A machine for ascertaining the weights of bodies, usually denominated the Roman balance. It consists of a lever of unequal arms, suspended horizontally; to the shorter of the two arms is suspended the article to be weighed, and on the longer arm a weight is made to traverse, until the beam rests in a horizontal position; the position of the traversing weight indicating the weight of the article, which is engraved on the beam where the weight stops. See the articles Balance and Lever. There is, however, another kind of steelyards in extensive use for domestic and other purposes, wherein great nicety in weighing is not appreciated. They are usually called "pocketsteelyards," and are thus constructed: - In the centre of a distended spiral spring of many coils, is a metallic bar, on which are marked the divisions of the scale, according to the amount of force or weight in pounds, requisite to compress the spring to any point represented. To one end of the bar is rivetted a plate, to press upon the spring, which are both in a cylindrical metal case; the other end of the bar passes freely through a hole in the bottom flat end of the case, where it is connected to a hook, on which the article or goods to be weighed are hung; and according to their actual weight the bar, by compressing the spring, is externally protruded, showing by the figure on the scale the weight of substance suspended.

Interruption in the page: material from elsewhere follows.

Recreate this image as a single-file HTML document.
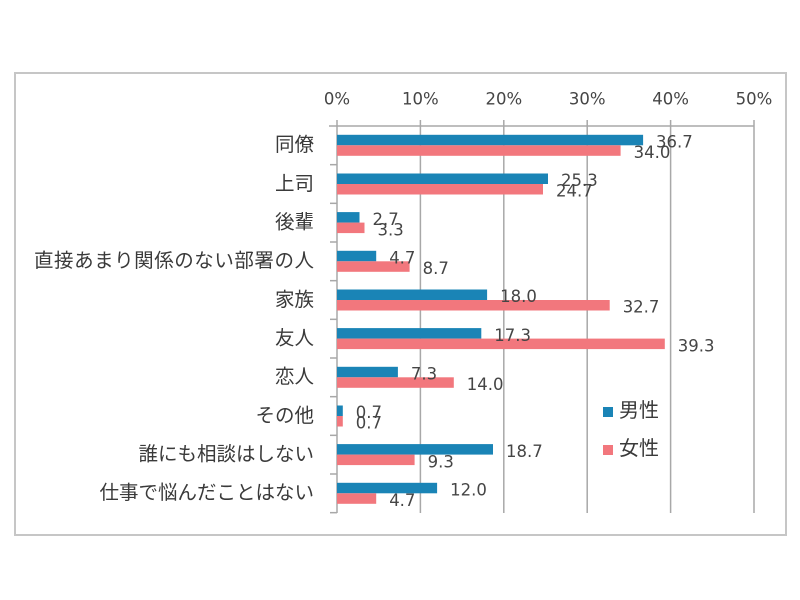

A great variety of machines for indicating weight and pressure by the elastic resistance of springs have been invented, and several have been described in the course of this work, (see the articles Dynamometer, Cable, and others,) and we shall here add one more, which has been brought into very extensive use by the diligence and skill of Mr. Marriott, of London. The machine we allude to is denominated Marriott's Patent Weighing Machine. It is an invention of 150 years standing, and the improvements made by Mr. Marriott relate to some minutiae, which, though of a subordinate, are not of a useless character. The annexed diagram is illustrative of the construction of the internal part. a is the ring by which the machine is suspended: to the stem proceeding from the ring the uppermost side of a strong elliptical steel spring is made fast by a nut and screw; at b is suspended the scale, or other receptacle to hold the goods to be weighed; the stem of this is secured to the lowermost side of the spring, and likewise at its upper extremity to a vertical rack c, which is drawn downwards as the elasticity of the spring is operated upon by the weight; the descent of the rack turns a small toothed pinion d, on the axis of which is fixed a hand e, that points out upon the graduated circle f, the amount of the force or weight applied.

The inner circle g, shows the periphery of the circular box, which encloses the parts delineated within it. The periphery of the front plate and the index are shown in dotted lines, as they are not supposed to be seen in this view of the apparatus. This machine is extremely convenient and portable, it requires no weight, may be hung up any where, and is. sufficiently accurate for the generality of purposes, where inaccuracies to the extent of a few small fractional parts are of no moment.